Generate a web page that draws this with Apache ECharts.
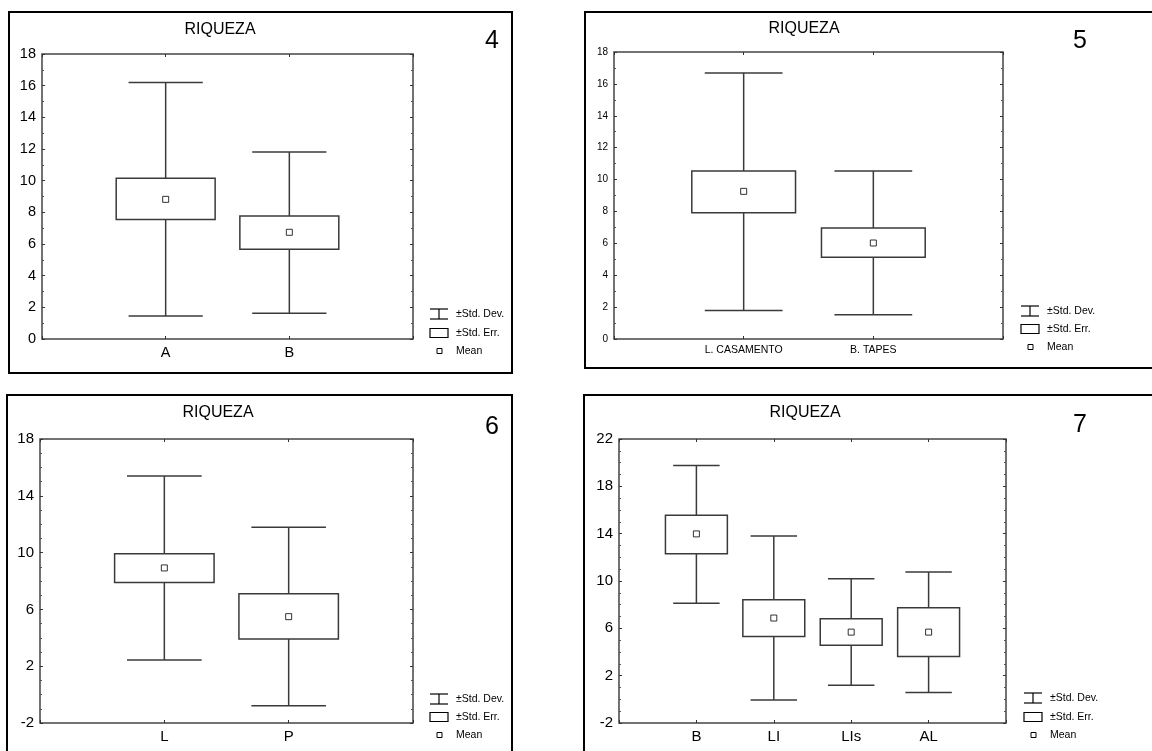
<!DOCTYPE html>
<html>
<head>
<meta charset="utf-8">
<script src="https://cdn.jsdelivr.net/npm/echarts@6/dist/echarts.min.js"></script>
<style>
html, body { margin: 0; padding: 0; background: #fff; }
#container { width: 1152px; height: 751px; }
</style>
</head>
<body>
<div id="container"></div>
<script>
// panel 4
var p4Cats = ['A', 'B'];
var p4Mean = [8.82, 6.74];
var p4SeLow = [7.54, 5.67];
var p4SeHigh = [10.15, 7.77];
var p4SdLow = [1.45, 1.62];
var p4SdHigh = [16.2, 11.81];
// panel 5
var p5Cats = ['L. CASAMENTO', 'B. TAPES'];
var p5Mean = [9.26, 6.02];
var p5SeLow = [7.92, 5.12];
var p5SeHigh = [10.54, 6.96];
var p5SdLow = [1.79, 1.52];
var p5SdHigh = [16.69, 10.54];
// panel 6
var p6Cats = ['L', 'P'];
var p6Mean = [8.92, 5.49];
var p6SeLow = [7.9, 3.92];
var p6SeHigh = [9.92, 7.1];
var p6SdLow = [2.44, -0.78];
var p6SdHigh = [15.39, 11.78];
// panel 7
var p7Cats = ['B', 'LI', 'LIs', 'AL'];
var p7Mean = [13.98, 6.87, 5.68, 5.68];
var p7SeLow = [12.31, 5.32, 4.58, 3.62];
var p7SeHigh = [15.56, 8.42, 6.81, 7.74];
var p7SdLow = [8.11, -0.05, 1.19, 0.57];
var p7SdHigh = [19.76, 13.81, 10.19, 10.76];

var titleText = 'RIQUEZA';
var legendNames = ['\u00b1Std. Dev.', '\u00b1Std. Err.', 'Mean'];

var FONT = 'Liberation Sans, Arial, sans-serif';

var panels = [
    {num: '4', cats: p4Cats, mean: p4Mean, seLo: p4SeLow, seHi: p4SeHigh, sdLo: p4SdLow, sdHi: p4SdHigh,
     ymin: 0, ymax: 18, step: 2, minor: 2, tickFont: 14.5, catFont: 14.5,
     grid: {left: 42, top: 54, width: 371, height: 285},
     frame: [9, 12, 503, 361], title: [220, 30], number: [492, 41], legend: [430, [314, 333, 351]]},
    {num: '5', cats: p5Cats, mean: p5Mean, seLo: p5SeLow, seHi: p5SeHigh, sdLo: p5SdLow, sdHi: p5SdHigh,
     ymin: 0, ymax: 18, step: 2, minor: 2, tickFont: 10, catFont: 10.5,
     grid: {left: 614, top: 52, width: 389, height: 287},
     frame: [585, 12, 600, 356], title: [804, 29], number: [1080, 41], legend: [1021, [311, 329, 347]]},
    {num: '6', cats: p6Cats, mean: p6Mean, seLo: p6SeLow, seHi: p6SeHigh, sdLo: p6SdLow, sdHi: p6SdHigh,
     ymin: -2, ymax: 18, step: 4, minor: 4, tickFont: 15, catFont: 15,
     grid: {left: 40, top: 439, width: 373, height: 284},
     frame: [7, 395, 505, 400], title: [218, 413], number: [492, 427], legend: [430, [699, 717, 735]]},
    {num: '7', cats: p7Cats, mean: p7Mean, seLo: p7SeLow, seHi: p7SeHigh, sdLo: p7SdLow, sdHi: p7SdHigh,
     ymin: -2, ymax: 22, step: 4, minor: 4, tickFont: 15, catFont: 15,
     grid: {left: 619, top: 439, width: 387, height: 284},
     frame: [584, 395, 600, 400], title: [805, 413], number: [1080, 425], legend: [1024, [698, 717, 735]]}
];

var LINE = '#3a3a3a';

function renderWhisker(params, api) {
    var x = api.value(0);
    var lo = api.coord([x, api.value(1)]);
    var hi = api.coord([x, api.value(2)]);
    var half = api.size([1, 0])[0] * 0.3;
    var st = {stroke: LINE, lineWidth: 1.5, fill: null};
    return {type: 'group', children: [
        {type: 'line', shape: {x1: lo[0], y1: lo[1], x2: hi[0], y2: hi[1]}, style: st},
        {type: 'line', shape: {x1: lo[0] - half, y1: lo[1], x2: lo[0] + half, y2: lo[1]}, style: st},
        {type: 'line', shape: {x1: hi[0] - half, y1: hi[1], x2: hi[0] + half, y2: hi[1]}, style: st}
    ]};
}

function renderBox(params, api) {
    var x = api.value(0);
    var lo = api.coord([x, api.value(1)]);
    var hi = api.coord([x, api.value(2)]);
    var half = api.size([1, 0])[0] * 0.4;
    return {type: 'rect',
        shape: {x: lo[0] - half, y: hi[1], width: half * 2, height: lo[1] - hi[1]},
        style: {fill: '#fff', stroke: LINE, lineWidth: 1.5}};
}

var grids = [], xAxes = [], yAxes = [], series = [], graphics = [];

panels.forEach(function (p, i) {
    var n = p.cats.length;
    grids.push({left: p.grid.left, top: p.grid.top, width: p.grid.width, height: p.grid.height,
        show: true, borderColor: '#444', borderWidth: 1.5, backgroundColor: 'transparent'});

    var cats = p.cats;
    var tick = {inside: true, length: 3, lineStyle: {color: '#333'}};
    xAxes.push({type: 'value', gridIndex: i, min: 0, max: n + 1, interval: 1, position: 'bottom',
        splitLine: {show: false}, axisLine: {show: false, onZero: false}, axisTick: tick,
        axisLabel: {fontFamily: FONT, fontSize: p.catFont, color: '#000', margin: 6,
            formatter: function (v) { return cats[v - 1] || ''; }}});
    xAxes.push({type: 'value', gridIndex: i, min: 0, max: n + 1, interval: 1, position: 'top',
        splitLine: {show: false}, axisLine: {show: false, onZero: false}, axisLabel: {show: false},
        axisTick: tick});

    yAxes.push({type: 'value', gridIndex: i, min: p.ymin, max: p.ymax, interval: p.step, position: 'left',
        splitLine: {show: false}, axisLine: {show: false, onZero: false}, axisTick: tick,
        minorTick: {show: true, splitNumber: p.minor, length: 2, lineStyle: {color: '#555'}},
        axisLabel: {fontFamily: FONT, fontSize: p.tickFont, color: '#000', margin: 6}});
    yAxes.push({type: 'value', gridIndex: i, min: p.ymin, max: p.ymax, interval: p.step, position: 'right',
        splitLine: {show: false}, axisLine: {show: false, onZero: false}, axisLabel: {show: false},
        axisTick: tick,
        minorTick: {show: true, splitNumber: p.minor, length: 2, lineStyle: {color: '#555'}}});

    var whiskerData = [], boxData = [], meanData = [];
    for (var k = 0; k < n; k++) {
        whiskerData.push([k + 1, p.sdLo[k], p.sdHi[k]]);
        boxData.push([k + 1, p.seLo[k], p.seHi[k]]);
        meanData.push([k + 1, p.mean[k]]);
    }
    series.push({name: legendNames[0], type: 'custom', xAxisIndex: 2 * i, yAxisIndex: 2 * i,
        renderItem: renderWhisker, data: whiskerData, z: 2});
    series.push({name: legendNames[1], type: 'custom', xAxisIndex: 2 * i, yAxisIndex: 2 * i,
        renderItem: renderBox, data: boxData, z: 3});
    series.push({name: legendNames[2], type: 'scatter', xAxisIndex: 2 * i, yAxisIndex: 2 * i,
        symbol: 'rect', symbolSize: 6, data: meanData, z: 4,
        itemStyle: {color: '#fff', borderColor: '#000', borderWidth: 1}});

    // outer frame
    graphics.push({type: 'rect', shape: {x: p.frame[0], y: p.frame[1], width: p.frame[2], height: p.frame[3]},
        style: {fill: null, stroke: '#000', lineWidth: 2}, z: 0});
    // title and panel number
    graphics.push({type: 'text', x: p.title[0], y: p.title[1],
        style: {text: titleText, font: '16px ' + FONT, fill: '#000', textAlign: 'center', textVerticalAlign: 'middle'}});
    graphics.push({type: 'text', x: p.number[0], y: p.number[1],
        style: {text: p.num, font: '25px ' + FONT, fill: '#000', textAlign: 'center', textVerticalAlign: 'middle'}});

    // legend
    var lx = p.legend[0], ly = p.legend[1];
    graphics.push({type: 'polyline', shape: {points: [[lx, ly[0] - 5], [lx + 18, ly[0] - 5]]}, style: {stroke: '#000', lineWidth: 1.2}});
    graphics.push({type: 'polyline', shape: {points: [[lx + 9, ly[0] - 5], [lx + 9, ly[0] + 5]]}, style: {stroke: '#000', lineWidth: 1.2}});
    graphics.push({type: 'polyline', shape: {points: [[lx, ly[0] + 5], [lx + 18, ly[0] + 5]]}, style: {stroke: '#000', lineWidth: 1.2}});
    graphics.push({type: 'rect', shape: {x: lx, y: ly[1] - 4.5, width: 18, height: 9}, style: {fill: '#fff', stroke: '#000', lineWidth: 1.2}});
    graphics.push({type: 'rect', shape: {x: lx + 7, y: ly[2] - 2.5, width: 5, height: 5}, style: {fill: '#fff', stroke: '#000', lineWidth: 1}});
    for (var j = 0; j < 3; j++) {
        graphics.push({type: 'text', x: lx + 26, y: ly[j],
            style: {text: legendNames[j], font: '10.5px ' + FONT, fill: '#000', textAlign: 'left', textVerticalAlign: 'middle'}});
    }
});

var dom = document.getElementById('container');
var myChart = echarts.init(dom, null, {renderer: 'canvas'});
var option = {
    animation: false,
    backgroundColor: '#fff',
    grid: grids,
    xAxis: xAxes,
    yAxis: yAxes,
    series: series,
    graphic: graphics
};
myChart.setOption(option, true);
</script>
</body>
</html>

GOAL:
Give again exactly the lines running from the beginning of the material above through the line that contains "var FONT = 'Liberation", and leave out every picture.

SOLUTION FOR THIS TASK:
Generate a web page that draws this with Apache ECharts.
<!DOCTYPE html>
<html>
<head>
<meta charset="utf-8">
<script src="https://cdn.jsdelivr.net/npm/echarts@6/dist/echarts.min.js"></script>
<style>
html, body { margin: 0; padding: 0; background: #fff; }
#container { width: 1152px; height: 751px; }
</style>
</head>
<body>
<div id="container"></div>
<script>
// panel 4
var p4Cats = ['A', 'B'];
var p4Mean = [8.82, 6.74];
var p4SeLow = [7.54, 5.67];
var p4SeHigh = [10.15, 7.77];
var p4SdLow = [1.45, 1.62];
var p4SdHigh = [16.2, 11.81];
// panel 5
var p5Cats = ['L. CASAMENTO', 'B. TAPES'];
var p5Mean = [9.26, 6.02];
var p5SeLow = [7.92, 5.12];
var p5SeHigh = [10.54, 6.96];
var p5SdLow = [1.79, 1.52];
var p5SdHigh = [16.69, 10.54];
// panel 6
var p6Cats = ['L', 'P'];
var p6Mean = [8.92, 5.49];
var p6SeLow = [7.9, 3.92];
var p6SeHigh = [9.92, 7.1];
var p6SdLow = [2.44, -0.78];
var p6SdHigh = [15.39, 11.78];
// panel 7
var p7Cats = ['B', 'LI', 'LIs', 'AL'];
var p7Mean = [13.98, 6.87, 5.68, 5.68];
var p7SeLow = [12.31, 5.32, 4.58, 3.62];
var p7SeHigh = [15.56, 8.42, 6.81, 7.74];
var p7SdLow = [8.11, -0.05, 1.19, 0.57];
var p7SdHigh = [19.76, 13.81, 10.19, 10.76];

var titleText = 'RIQUEZA';
var legendNames = ['\u00b1Std. Dev.', '\u00b1Std. Err.', 'Mean'];

var FONT = 'Liberation Sans, Arial, sans-serif';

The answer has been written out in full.